Hungarian Folk Magic


HUNGARIAN FOLK MAGIC—The Art of Joseph Domjan opened at Mingei International Museum in Balboa Park Sunday, March 2 and continued through October 12. This exhibiton, organized by Mingei International, was the first major West Coast presentation of Joseph Domjan’s work.

A master of woodblock printmaking who drew many of his lavishly portrayed subjects from Hungarian history and folklore, Joseph Domjan began his career as a painter, making his first woodcut in 1947. Often instead of printer’s ink, Domjan used oil paint on his woodcuts. With this new technique, he applied many layers of rich color to create paintings with woodcuts. “I succeeded in bringing to the world something that had not existed before,” he said. Nearly 30 of these extravagantly colored prints are on display at Mingei International.

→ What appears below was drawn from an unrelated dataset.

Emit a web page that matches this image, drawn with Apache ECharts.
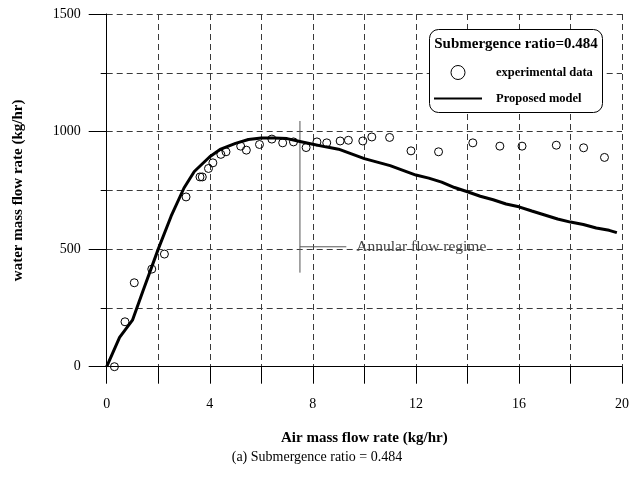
<!DOCTYPE html>
<html>
<head>
<meta charset="utf-8">
<script src="https://cdn.jsdelivr.net/npm/echarts@6/dist/echarts.min.js"></script>
<style>
  html, body { margin: 0; padding: 0; background: #fff; }
  #chart { width: 632px; height: 477px; }
</style>
</head>
<body>
<div id="chart"></div>
<script>
// Experimental measurements (air mass flow rate kg/hr, water mass flow rate kg/hr)
const expAir = [0.30, 0.71, 1.07, 1.75, 2.24, 3.08, 3.62, 3.71, 3.95, 4.12, 4.43, 4.63,
  5.20, 5.42, 5.93, 6.41, 6.83, 7.25, 7.74, 8.16, 8.54, 9.06, 9.38, 9.94, 10.29,
  10.98, 11.81, 12.88, 14.21, 15.26, 16.12, 17.45, 18.51, 19.32];
const expWater = [0, 191, 357, 415, 479, 722, 807, 807, 843, 867, 903, 914,
  938, 921, 945, 968, 952, 956, 932, 956, 952, 960, 963, 960, 977,
  975, 918, 914, 952, 938, 938, 942, 931, 890];

// Proposed model curve
const modelAir = [0, 0.5, 1.0, 1.4, 2.0, 2.5, 3.0, 3.4, 4.0, 4.4, 5.0, 5.5, 6.0, 6.5,
  7.0, 7.5, 8.0, 8.5, 9.0, 9.5, 10.0, 10.5, 11.0, 11.5, 12.0, 12.5, 13.0, 13.5,
  14.0, 14.5, 15.0, 15.5, 16.0, 16.5, 17.0, 17.5, 18.0, 18.5, 19.0, 19.5, 19.8];
const modelWater = [0, 125, 198, 320, 500, 640, 760, 830, 893, 924, 950, 966, 973, 973,
  970, 958, 946, 935, 925, 905, 885, 870, 855, 835, 815, 802, 785, 762,
  744, 725, 710, 692, 680, 662, 645, 628, 615, 605, 590, 580, 570];

// Annular flow regime marker
const regimeX = [7.5, 7.5];
const regimeY = [400, 1045];
const pointerX = [7.5, 9.3];
const pointerY = [510, 510];
const regimeLabel = 'Annular flow regime';

const xTicks = [0, 4, 8, 12, 16, 20];
const yTicks = [0, 500, 1000, 1500];

const serif = '"Liberation Serif", "DejaVu Serif", serif';
const zip = (a, b) => a.map((v, i) => [v, b[i]]);

const chart = echarts.init(document.getElementById('chart'), null, { renderer: 'canvas' });

const gridDash = { color: '#3a3a3a', width: 1, type: [6, 4] };

chart.setOption({
  animation: false,
  backgroundColor: '#fff',
  textStyle: { fontFamily: serif, color: '#000' },
  grid: { left: 106.7, right: 9, top: 14, bottom: 110.3 },
  xAxis: [{
    type: 'value', min: 0, max: 20, interval: 2,
    name: 'Air mass flow rate (kg/hr)', nameLocation: 'middle', nameGap: 64,
    nameTextStyle: { fontFamily: serif, fontWeight: 'bold', fontSize: 15, color: '#000' },
    axisLine: { show: true, onZero: false, lineStyle: { color: '#000', width: 1 } },
    axisTick: { show: true, inside: false, length: 17, lineStyle: { color: '#000' },
      interval: (i, v) => xTicks.indexOf(v) >= 0 },
    axisLabel: { margin: 31, fontFamily: serif, fontSize: 14, color: '#000',
      formatter: v => (xTicks.indexOf(v) >= 0 ? String(v) : '') },
    splitLine: { show: true, lineStyle: gridDash }
  }],
  yAxis: [{
    type: 'value', min: 0, max: 1500, interval: 250,
    name: 'water mass flow rate (kg/hr)', nameLocation: 'middle', nameGap: 81,
    nameTextStyle: { fontFamily: serif, fontWeight: 'bold', fontSize: 15, color: '#000' },
    axisLine: { show: true, onZero: false, lineStyle: { color: '#000', width: 1 } },
    axisTick: { show: false },
    minorTick: { show: false },
    axisLabel: { margin: 26, fontFamily: serif, fontSize: 14, color: '#000',
      formatter: v => (yTicks.indexOf(v) >= 0 ? String(v) : '') },
    splitLine: { show: true, lineStyle: gridDash }
  }, {
    // tick marks: long at labelled values, short between
    type: 'value', min: 0, max: 1500, interval: 250, position: 'left',
    axisLine: { show: false },
    axisTick: { show: true, length: 6, lineStyle: { color: '#000' } },
    axisLabel: { show: false }, splitLine: { show: false }
  }, {
    type: 'value', min: 0, max: 1500, interval: 500, position: 'left',
    axisLine: { show: false },
    axisTick: { show: true, length: 18, lineStyle: { color: '#000' } },
    axisLabel: { show: false }, splitLine: { show: false }
  }],
  legend: {
    orient: 'vertical', left: 428, top: 60,
    itemWidth: 48, itemHeight: 14, itemGap: 12,
    data: [
      { name: 'experimental data',
        itemStyle: { color: 'rgba(255,255,255,0)', borderColor: '#000', borderWidth: 1 } },
      { name: 'Proposed model', itemStyle: { opacity: 0 } }
    ],
    textStyle: { fontFamily: serif, fontWeight: 'bold', fontSize: 12.5, color: '#000', padding: [0, 0, 0, 9] },
    z: 10
  },
  graphic: [{
    type: 'rect', z: 5,
    shape: { x: 429.5, y: 29.5, width: 173, height: 83, r: 9 },
    style: { fill: '#fff', stroke: '#000', lineWidth: 1 }
  }, {
    type: 'text', z: 6, x: 516, y: 44,
    style: { text: 'Submergence ratio=0.484', font: 'bold 15px ' + serif, fill: '#000',
      align: 'center', verticalAlign: 'middle' }
  }, {
    type: 'text', z: 6, x: 317, y: 457,
    style: { text: '(a) Submergence ratio = 0.484', font: '14px ' + serif, fill: '#000',
      align: 'center', verticalAlign: 'middle' }
  }],
  series: [{
    name: 'experimental data', type: 'scatter',
    symbol: 'circle', symbolSize: 8,
    itemStyle: { color: 'rgba(255,255,255,0)', borderColor: '#000', borderWidth: 1, opacity: 1 },
    data: zip(expAir, expWater), z: 4
  }, {
    name: 'Proposed model', type: 'line',
    showSymbol: false, symbol: 'none',
    lineStyle: { color: '#000', width: 3 },
    itemStyle: { color: '#000' },
    data: zip(modelAir, modelWater), z: 3
  }, {
    name: 'regime', type: 'line', silent: true,
    showSymbol: false, symbol: 'none',
    lineStyle: { color: '#555', width: 1 },
    data: zip(regimeX, regimeY), z: 2
  }, {
    name: 'regime pointer', type: 'line', silent: true,
    showSymbol: false, symbol: 'none',
    lineStyle: { color: '#555', width: 1 },
    data: zip(pointerX, pointerY), z: 2,
    endLabel: { show: true, formatter: regimeLabel, fontFamily: serif, fontSize: 15.5,
      color: '#444', distance: 10 }
  }]
});
</script>
</body>
</html>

Domjan’s art found expression in several media. His lacy, folklore-inspired designs were executed by the Royal Tapestry Workshops in Madrid and at Aubusson in France. Ten of these tapestries are on view, as are six of his double-sided woodblocks. There are also two doors, painted by Domjan’s talented wife and collaborator Evelyn, and selected objects from the Museum’s worldwide collection that reveal the universality of Domjan’s folklore themes. A phoenix from Thailand, a carved chest from Transylvania, a fish-shaped jar from India, a rooster-shaped serving vessel from Russia and horses from Indonesia and Mexico illustrate this common thread of human experience.

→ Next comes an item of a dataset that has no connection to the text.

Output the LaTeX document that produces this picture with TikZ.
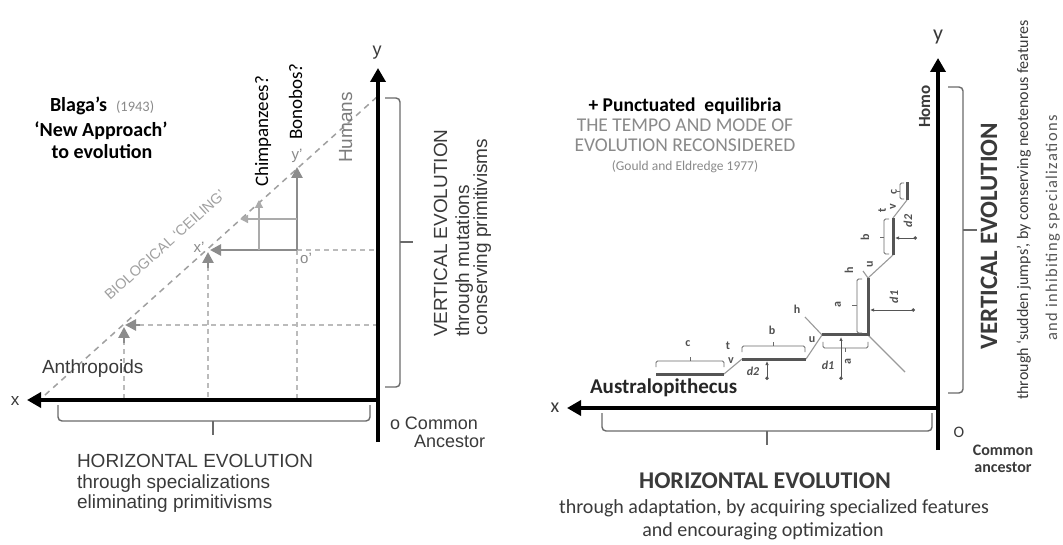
\documentclass[tikz,border=0pt]{standalone}
\usepackage{fontspec}
\setmainfont{Liberation Sans}
\newfontfamily\ls{Liberation Sans}
\newfontfamily\cb{Carlito}
\usetikzlibrary{arrows.meta}
\definecolor{cText}{HTML}{3A3A3A}
\definecolor{cGrayText}{HTML}{8A8A8A}
\definecolor{cCeil}{HTML}{A0A0A0}
\definecolor{cGrid}{HTML}{BBBBBB}
\definecolor{cArrow}{HTML}{8C8C8C}
\definecolor{cLight}{HTML}{ABABAB}
\definecolor{cStair}{HTML}{555555}
\definecolor{cThinLine}{HTML}{9A9A9A}
\definecolor{cBrace}{HTML}{6A6A6A}
\definecolor{cLab}{HTML}{505050}
\newcommand{\fsz}[1]{\fontsize{#1}{#1}\selectfont}
\begin{document}
\begin{tikzpicture}[x=1pt,y=-1pt,
  txt/.style={inner sep=0pt, outer sep=0pt},
  axisline/.style={line width=4pt, black, -{Triangle[length=14pt,width=15pt]}},
  bigbrace/.style={line width=1.4pt, draw=cBrace, rounded corners=4pt},
  smallbrace/.style={line width=0.9pt, draw=cBrace, rounded corners=1.5pt},
  gridline/.style={line width=1.2pt, draw=cGrid, dash pattern=on 5pt off 4pt},
  ceilline/.style={line width=1.5pt, draw=cCeil, dash pattern=on 6pt off 5pt},
  garrow/.style={line width=2.6pt, draw=cArrow, -{Triangle[length=11pt,width=11pt]}},
  larrow/.style={line width=1.4pt, draw=cLight, -{Triangle[length=8pt,width=8pt]}},
  stairseg/.style={line width=3pt, draw=cStair},
  stairthin/.style={line width=1.1pt, draw=cThinLine},
  darrow/.style={line width=0.9pt, draw=cStair, {Circle[length=3.5pt]}-{Latex[length=4pt,width=3.5pt]}},
  lab/.style={txt, font=\cb\bfseries\fsz{12}, text=cLab},
  ilab/.style={txt, font=\cb\bfseries\itshape\fsz{12}, text=cLab},
  lsans/.style={txt, font=\ls\fsz{19}, text=cText},
  ctxt/.style={txt, font=\cb\fsz{20}, text=cText}
]
\fill[white] (0,0) rectangle (1063,545);
\useasboundingbox (0,0) rectangle (1063,545);

% ================= LEFT PANEL =================
\coordinate (LO) at (378,400);
\coordinate (LX) at (27,400);
\coordinate (LY) at (378,68);
\coordinate (LB) at (378,442);
\coordinate (Lceil0) at (45,395);
\coordinate (Lceil1) at (378,96);
\coordinate (Oprime) at (297,250);
\coordinate (Xprime) at (210,250);
\coordinate (Yprime) at (297,167);
\coordinate (A1) at (124,327);

% ceiling and grid
\draw[ceilline] (Lceil0) -- (Lceil1);
\draw[gridline] (Oprime) -- (376,250);
\draw[gridline] (Oprime) -- (297,398);
\draw[gridline] (208,266) -- (208,398);
\draw[gridline] (124,340) -- (124,398);
\draw[gridline] (139,325) -- (376,325);

% gray arrows
\draw[garrow] (124,343) -- (A1);
\draw[garrow] (140,325) -- (125,325);
\draw[garrow] (208,268) -- (208,252);
\draw[garrow] (Oprime) -- (Xprime);
\draw[garrow] (Oprime) -- (Yprime);
\draw[larrow] (297,219) -- (240,219);
\draw[larrow] (259,250) -- (259,200);

% axes
\draw[axisline] (LB) -- (LY);
\draw[axisline] (LO) -- (LX);

% braces
\draw[bigbrace] (58,405) -- (58,421) -- (370,421) -- (370,405);
\draw[line width=1.4pt, cBrace] (213,421) -- (213,435);
\draw[bigbrace] (385,98) -- (400,98) -- (400,387) -- (385,387);
\draw[line width=1.4pt, cBrace] (400,242) -- (413,242);

% left texts
\node[txt, font=\ls\fsz{17}, text=cText] (lx) at (15,401) {x};
\node[txt, font=\ls\fsz{18}, text=cText] (ly) at (377,53) {y};
\node[lsans, anchor=base west] (hl1) at (77,467) {HORIZONTAL EVOLUTION};
\node[lsans, anchor=base west] (hl2) at (77,488) {through specializations};
\node[lsans, anchor=base west] (hl3) at (77,508) {eliminating primitivisms};
\node[lsans, rotate=90, anchor=base west] (vl1) at (447,337) {VERTICAL EVOLUTION};
\node[lsans, rotate=90, anchor=base west] (vl2) at (469,337) {through mutations};
\node[lsans, rotate=90, anchor=base west] (vl3) at (487,335) {conserving primitivisms};
\node[lsans, font=\ls\fsz{18}, anchor=base west] (ca1) at (390,429) {o Common};
\node[lsans, font=\ls\fsz{18}, anchor=base west] (ca2) at (414,447) {Ancestor};
\node[lsans, anchor=base west] (anth) at (42,373) {Anthropoids};
\node[lsans, rotate=90, anchor=base west, text=cGrayText!90!black] (humans) at (352,163) {Humans};
\node[txt, font=\cb\fsz{19}, text=black, rotate=90, anchor=base west] (chimp) at (268,187) {Chimpanzees?};
\node[txt, font=\cb\fsz{19}, text=black, rotate=90, anchor=base west] (bono) at (302,140) {Bonobos?};
\node[txt, font=\cb\bfseries\fsz{20}, anchor=base west] (blaga) at (50,112) {Blaga’s\hspace{9pt}{\mdseries\color{cGrayText}\fsz{14.5}(1943)}};
\node[txt, font=\cb\bfseries\fsz{20}, anchor=base] (newap) at (101,137) {‘New Approach’};
\node[txt, font=\cb\bfseries\fsz{20}, anchor=base] (toev) at (102,159) {to evolution};
\node[txt, font=\ls\fsz{14.5}, text=cCeil, rotate=42, anchor=base west] (ceil) at (110,301) {BIOLOGICAL ‘CEILING’};
\node[txt, font=\ls\fsz{15}, text=cGrayText] (xp) at (199,247) {x’};
\node[txt, font=\ls\fsz{15}, text=cGrayText] (yp) at (297,156) {y’};
\node[txt, font=\ls\fsz{15}, text=cGrayText] (op) at (306,258) {o’};

% ================= RIGHT PANEL =================
\coordinate (RO) at (938,408);
\coordinate (RX) at (567,408);
\coordinate (RY) at (938,58);
\coordinate (RB) at (938,450);
\draw[axisline] (RB) -- (RY);
\draw[axisline] (RO) -- (RX);

\draw[bigbrace] (602,413) -- (602,431) -- (932,431) -- (932,413);
\draw[line width=1.4pt, cBrace] (767,431) -- (767,445);
\draw[bigbrace] (948,87) -- (963,87) -- (963,393) -- (948,393);
\draw[line width=1.4pt, cBrace] (963,230) -- (977,230);

% staircase points
\coordinate (s1) at (656,374);
\coordinate (s2) at (724,374);
\coordinate (s3) at (742,359);
\coordinate (s4) at (806,359);
\coordinate (s5) at (822,335);
\coordinate (s6) at (868,335);
\coordinate (s7) at (868,278);
\coordinate (s8) at (893,255);
\coordinate (s9) at (893,218);
\coordinate (s10) at (907,200);
\coordinate (s11) at (907,182);

\draw[stairthin] (s2) -- (s3);
\draw[stairthin] (s4) -- (s5);
\draw[stairthin] (s5) -- (805,317);
\draw[stairthin] (s6) -- (905,372);
\draw[stairthin] (s7) -- (863,271);
\draw[stairthin] (s7) -- (s8);
\draw[stairthin] (s9) -- (s10);
\draw[stairseg] (s1) -- (s2);
\draw[stairseg] (s3) -- (s4);
\draw[stairseg] (s5) -- (s6) -- (s7);
\draw[stairseg] (s8) -- (s9);
\draw[stairseg] (s10) -- (s11);

% small braces
\draw[smallbrace] (656,367) -- (656,361) -- (724,361) -- (724,367);
\draw[line width=0.9pt, cBrace] (690,361) -- (690,357);
\draw[smallbrace] (742,352) -- (742,346) -- (805,346) -- (805,352);
\draw[line width=0.9pt, cBrace] (773,346) -- (773,342);
\draw[smallbrace] (823,342) -- (823,348) -- (868,348) -- (868,342);
\draw[line width=0.9pt, cBrace] (845,348) -- (845,352);
\draw[smallbrace] (862,279) -- (857,279) -- (857,333) -- (862,333);
\draw[line width=0.9pt, cBrace] (857,305) -- (852,305);
\draw[smallbrace] (889,219) -- (884,219) -- (884,254) -- (889,254);
\draw[line width=0.9pt, cBrace] (884,237) -- (880,237);
\draw[smallbrace] (904,183) -- (900,183) -- (900,199) -- (904,199);
\draw[line width=0.9pt, cBrace] (900,191) -- (897,191);

% distance arrows
\draw[darrow] (767,380) -- (767,361);
\draw[darrow] (841,380) -- (841,337);
\draw[darrow] (915,310) -- (870,310);
\draw[darrow] (917,238) -- (895,238);

% stair labels
\node[lab] (lc) at (688,344) {c};
\node[lab] (lt) at (728,346) {t};
\node[lab] (lv) at (731,361) {v};
\node[lab] (lb) at (772,330) {b};
\node[lab] (lu) at (812,340) {u};
\node[lab] (lh) at (797,309) {h};
\node[ilab] (ld2) at (753,371) {d2};
\node[ilab] (ld1) at (828,365) {d1};
\node[lab, rotate=90] (la) at (848,362) {a};
\node[lab, rotate=90] (ua) at (838,305) {a};
\node[lab, rotate=90] (uh) at (849,270) {h};
\node[lab, rotate=90] (uu) at (870,264) {u};
\node[ilab, rotate=90] (ud1) at (894,297) {d1};
\node[lab, rotate=90] (ub) at (865,237) {b};
\node[ilab, rotate=90] (ud2) at (908,221) {d2};
\node[lab, rotate=90] (ut) at (882,210) {t};
\node[lab, rotate=90] (uv) at (893,207) {v};
\node[lab, rotate=90] (uc) at (894,192) {c};

% right texts
\node[txt, font=\cb\bfseries\fsz{19.5}, text=black, anchor=base] (pe) at (685,112) {+ Punctuated\ \ equilibria};
\node[txt, font=\cb\fsz{19.5}, text=cGrayText, anchor=base] (tm1) at (685,132) {THE TEMPO AND MODE OF};
\node[txt, font=\cb\fsz{19.5}, text=cGrayText, anchor=base] (tm2) at (685,152) {EVOLUTION RECONSIDERED};
\node[txt, font=\cb\fsz{13.5}, text=cGrayText, anchor=base] (ge) at (685,171) {(Gould and Eldredge 1977)};
\node[txt, font=\cb\bfseries\fsz{17}, text=cText, rotate=90, anchor=base west] (homo) at (930,128) {Homo};
\node[txt, font=\cb\fsz{22}, text=cText] (ry) at (938,37) {y};
\node[txt, font=\cb\fsz{20}, text=cText] (rx) at (555,408) {x};
\node[txt, font=\cb\fsz{16}, text=cText] (ro) at (959,432) {O};
\node[txt, font=\cb\bfseries\fsz{16}, text=cText, anchor=base] (rc1) at (1003,455) {Common};
\node[txt, font=\cb\bfseries\fsz{16}, text=cText, anchor=base] (rc2) at (1003,472) {ancestor};
\node[txt, font=\cb\bfseries\fsz{21}, text=black!85, anchor=base west] (aus) at (590,393) {Australopithecus};
\node[txt, font=\cb\bfseries\fsz{24}, text=cText, anchor=base] (hr1) at (765,488) {HORIZONTAL EVOLUTION};
\node[ctxt, anchor=base] (hr2) at (774,513) {through adaptation, by acquiring specialized features};
\node[ctxt, anchor=base] (hr3) at (763,536) {and encouraging optimization};
\node[txt, font=\cb\bfseries\fsz{25}, text=cText, rotate=90, anchor=base] (vr1) at (997,236) {VERTICAL EVOLUTION};
\node[txt, font=\cb\fsz{16}, text=cText, rotate=90, anchor=base] (vr2) at (1028,210) {through ‘sudden jumps’, by conserving neotenous features};
\node[txt, font=\cb\fsz{16.5}\addfontfeature{LetterSpace=8}, text=cText!85, rotate=90, anchor=base] (vr3) at (1057,228) {and inhibiting specializations};
\end{tikzpicture}
\end{document}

Born in Hungary in 1907, Joseph Domjan immigrated to the United States in 1956. The recipient of Hungary’s highest art award, the Kossuth Prize, he was also named “Master of the Color Woodcut” in China, a title awarded only once in a century. More than 130 museums on four continents include Domjan’s works in their collections. Although he died in 1992, the centennial of Domjan’s birth in 2007 inspired numerous exhibitions of his work in Europe and the United States.